At Sunday's protest, dozens of security guards already deployed in the area stood by without interfering.
"Syria lives forever in spite of you, Assad," the protesters shouted as they streamed past a giant wall at Jamarat Bridge used for the ritual stoning of the devil, one of the main rites of the hajj.
"We don't want Bashar, all Syrians raise your arms," others shouted.
The Syrian crisis had earlier been evident at Mount Arafat, scene of another of the hajj's main rites, where some Syrians held up rebel flags on Thursday despite a call by Saudi Arabia's grand mufti to avoid national and factional slogans.
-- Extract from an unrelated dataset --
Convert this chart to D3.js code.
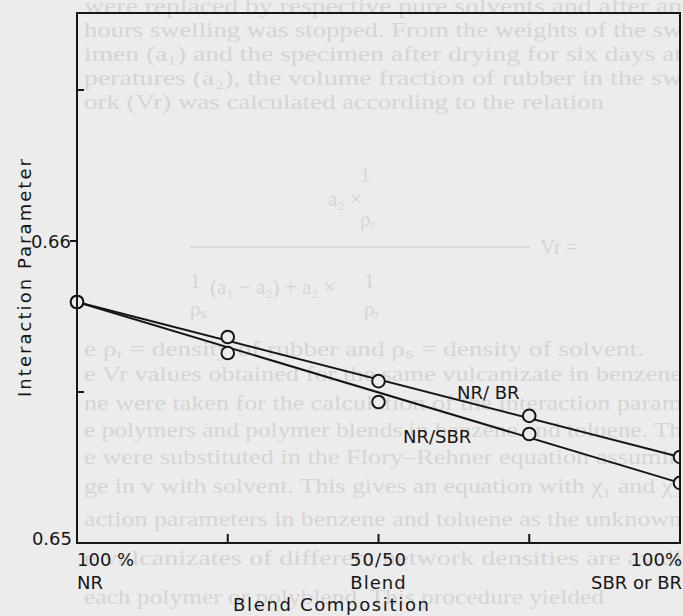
<!DOCTYPE html>
<html><head><meta charset="utf-8">
<script src="https://cdn.jsdelivr.net/npm/d3@7"></script>
<style>body{margin:0;background:#ececec;overflow:hidden}</style></head>
<body><svg id="c" width="683" height="616"></svg>
<script>
// ---- data ----
const composition = [0, 25, 50, 75, 100];
const nrBR  = [0.65798, 0.65682, 0.65536, 0.65421, 0.65285];
const nrSBR = [0.65798, 0.65629, 0.65467, 0.65361, 0.65199];
const fitX = [0, 100];
const fitBR  = [0.65798, 0.65285];
const fitSBR = [0.65798, 0.65199];
const yTicks = [0.65, 0.655, 0.66, 0.665];
const yTickLabels = ["0.65", "", "0.66", ""];
const xTicks = [25, 50, 75];
const xLabelPos = [0, 50, 100];
const xLabelTop = ["100 %", "50/50", "100%"];
const xLabelBottom = ["NR", "Blend", "SBR or BR"];
const seriesNames = ["NR/ BR", "NR/SBR"];
const xTitle = "Blend Composition";
const yTitle = "Interaction Parameter";
const pageLines = [
 "were replaced by respective pure solvents and after an",
 "hours swelling was stopped. From the weights of the sw",
 "imen (a\u2081) and the specimen after drying for six days at",
 "peratures (a\u2082), the volume fraction of rubber in the sw",
 "ork (Vr) was calculated according to the relation"
];
const pageLines2 = [
 "e \u03c1\u1d63 = density of rubber and \u03c1\u209b = density of solvent.",
 "e Vr values obtained for the same vulcanizate in benzene",
 "ne were taken for the calculation of the interaction param",
 "e polymers and polymer blends in benzene and toluene. Th",
 "e were substituted in the Flory\u2013Rehner equation assumin",
 "ge in v with solvent. This gives an equation with \u03c7\u2081 and \u03c7\u2082",
 "action parameters in benzene and toluene as the unknown",
 "e vulcanizates of different network densities are avail",
 "each polymer or polyblend. This procedure yielded"
];

const svg = d3.select("#c");
const W = 683, H = 616;
const L = 77, R = 680, T = 13, B = 543;
const BG = "#ececec", PAGE = "#d5d5d5", ink = "#161616";
const x = d3.scaleLinear().domain([0, 100]).range([L, R]);
const y = d3.scaleLinear().domain([0.65, 0.665]).range([B, 90]);

svg.append("rect").attr("width", W).attr("height", H).attr("fill", BG);

// faint show-through page text
const pg = svg.append("g").attr("fill", PAGE)
  .attr("font-family", "Liberation Serif, serif").attr("font-size", 21);
const topY = [13, 37, 61, 85, 109];
pageLines.forEach((t, i) => {
  pg.append("text").attr("x", 84).attr("y", topY[i]).text(t)
    .attr("textLength", i === 4 ? 520 : 598).attr("lengthAdjust", "spacingAndGlyphs");
});
const lowY = [356, 381, 410, 437, 464, 493, 526, 565, 604];
const lowLen = [560, 598, 598, 598, 598, 598, 598, 598, 520];
pageLines2.forEach((t, i) => {
  pg.append("text").attr("x", 84).attr("y", lowY[i]).text(t)
    .attr("textLength", lowLen[i]).attr("lengthAdjust", "spacingAndGlyphs");
});
// formula remnants
pg.append("text").attr("x", 360).attr("y", 182).text("1");
pg.append("text").attr("x", 328).attr("y", 206).text("a\u2082 \u00d7");
pg.append("text").attr("x", 360).attr("y", 226).text("\u03c1\u1d63");
pg.append("line").attr("x1", 190).attr("x2", 530).attr("y1", 247).attr("y2", 247)
  .attr("stroke", PAGE).attr("stroke-width", 1.5);
pg.append("text").attr("x", 540).attr("y", 254).text("Vr =");
pg.append("text").attr("x", 190).attr("y", 288).text("1");
pg.append("text").attr("x", 210).attr("y", 294).text("(a\u2081 \u2212 a\u2082) + a\u2082 \u00d7");
pg.append("text").attr("x", 364).attr("y", 288).text("1");
pg.append("text").attr("x", 190).attr("y", 316).text("\u03c1\u209b");
pg.append("text").attr("x", 364).attr("y", 316).text("\u03c1\u1d63");

const fontF = "DejaVu Sans, Verdana, sans-serif";
const FS = 18;

// frame
svg.append("rect").attr("x", L).attr("y", T).attr("width", R - L).attr("height", B - T)
  .attr("fill", "none").attr("stroke", ink).attr("stroke-width", 2);

// y ticks
yTicks.forEach((v, i) => {
  if (v === 0.65) return;
  const inward = yTickLabels[i] === "";
  svg.append("line").attr("x1", inward ? L : L - 7).attr("x2", inward ? L + 7 : L)
    .attr("y1", y(v)).attr("y2", y(v)).attr("stroke", ink).attr("stroke-width", 2);
});
svg.append("g").selectAll("text")
  .data(yTicks.map((v, i) => ({v, l: yTickLabels[i]})).filter(d => d.l))
  .join("text").attr("x", d => d.v === 0.65 ? 72 : 71).attr("y", d => y(d.v) + (d.v === 0.65 ? 2 : 7))
  .attr("text-anchor", "end").attr("font-family", fontF).attr("font-size", FS)
  .attr("fill", ink).text(d => d.l);

// x ticks
svg.append("g").selectAll("line").data(xTicks).join("line")
  .attr("x1", d => x(d)).attr("x2", d => x(d)).attr("y1", B).attr("y2", B - 9)
  .attr("stroke", ink).attr("stroke-width", 2);

// x labels
const anchors = ["start", "middle", "end"];
const labelX = p => p === 100 ? 682 : x(p);
xLabelPos.forEach((p, i) => {
  svg.append("text").attr("x", labelX(p)).attr("y", 566)
    .attr("text-anchor", anchors[i]).attr("font-family", fontF).attr("font-size", FS)
    .attr("letter-spacing", i === 1 ? 1 : 0).attr("fill", ink).text(xLabelTop[i]);
  svg.append("text").attr("x", labelX(p)).attr("y", 589)
    .attr("text-anchor", anchors[i]).attr("font-family", fontF).attr("font-size", FS)
    .attr("letter-spacing", i === 1 ? 1 : 0).attr("fill", ink).text(xLabelBottom[i]);
});
svg.append("text").attr("x", 233).attr("y", 611)
  .attr("textLength", 196).attr("lengthAdjust", "spacing")
  .attr("font-family", fontF).attr("font-size", FS).attr("fill", ink).text(xTitle);
svg.append("text").attr("transform", "translate(31,397) rotate(-90)")
  .attr("textLength", 238).attr("lengthAdjust", "spacing")
  .attr("font-family", fontF).attr("font-size", FS).attr("fill", ink).text(yTitle);

// trend lines
const line = d3.line().x(d => x(d[0])).y(d => y(d[1]));
[fitBR, fitSBR].forEach(f => {
  svg.append("path").datum(fitX.map((v, i) => [v, f[i]])).attr("d", line)
    .attr("fill", "none").attr("stroke", ink).attr("stroke-width", 2);
});

// points
[nrBR, nrSBR].forEach(s => {
  svg.append("g").selectAll("circle").data(composition.map((c, i) => [c, s[i]])).join("circle")
    .attr("cx", d => x(d[0])).attr("cy", d => y(d[1])).attr("r", 6.3)
    .attr("fill", BG).attr("stroke", ink).attr("stroke-width", 2);
});
// axes drawn over edge points
svg.append("line").attr("x1", L).attr("x2", L).attr("y1", T).attr("y2", B)
  .attr("stroke", ink).attr("stroke-width", 2);
svg.append("line").attr("x1", R).attr("x2", R).attr("y1", T).attr("y2", B)
  .attr("stroke", ink).attr("stroke-width", 2);
svg.append("rect").attr("x", R + 1).attr("y", 0).attr("width", W - R).attr("height", B)
  .attr("fill", BG);

// series labels
svg.append("text").attr("x", 457).attr("y", 399).attr("font-family", fontF).attr("font-size", FS)
  .attr("fill", ink).text(seriesNames[0]);
svg.append("text").attr("x", 403).attr("y", 443).attr("font-family", fontF).attr("font-size", FS)
  .attr("fill", ink).text(seriesNames[1]);
</script></body></html>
"We want to make our voices heard because no one seems to listen to us," said Sabri, 27, a Syrian who lives in Saudi Arabia, as he held up the rebel black, white and green flag.
"This is not a political protest. It's more of a humanitarian demonstration because the Syrian question has become a humanitarian one."
The imam of Mecca's Grand Mosque called on Arabs and Muslims on Friday to take "practical and urgent" steps to stop the bloodshed in Syria, which has killed some 30,000 people.
He also urged governments across the world to assume their moral responsibility toward the conflict.
Saudi Arabia has instructed its embassies to issue hajj permits for Syrian refugees in Jordan, Lebanon and Turkey, but most of the Syrians who made it to Mecca were those who live in the Gulf Arab region.